You also need to have a deep understanding of the business or domain in which you’re working. Data scientists start their work by offering hypotheses. You can only offer up a hypothesis if you’ve lived in a domain for some time.
The ability to listen is important. Much as a software engineer needs to understand customer requirements, a data scientist has to listen to the questions that business users, executives and management are asking.
Another aspect of being a good data scientist centers on visualization and explanation of data. The average executive has a limited amount of bandwidth to absorb information. Data scientists need to be able to tease out that one insight that will resonate the most with the business, have the greatest impact on the business, and is the thing that the business can actually act on. A certain amount of artistry is needed to present the data scientist’s results, to make them visual, appealing, and to have an impact.
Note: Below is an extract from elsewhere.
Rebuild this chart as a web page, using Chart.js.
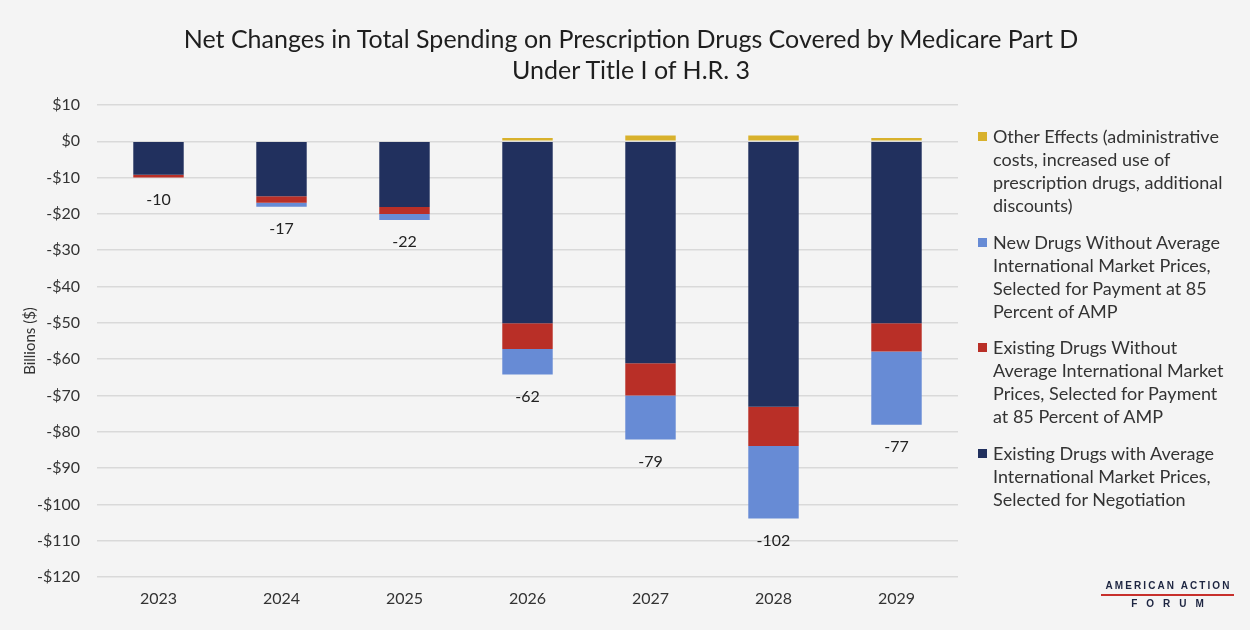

Do data scientists work in corporate IT departments or in another business unit?
I’ve seen both. There are cases where data scientists are part of the IT division. But my sense is that typically they are going to reside within the functional units, whether the marketing department or finance department. Sometimes they’re in a research department that sits between IT and the business. That corroborates my point that data scientists have to understand the business at a deep level.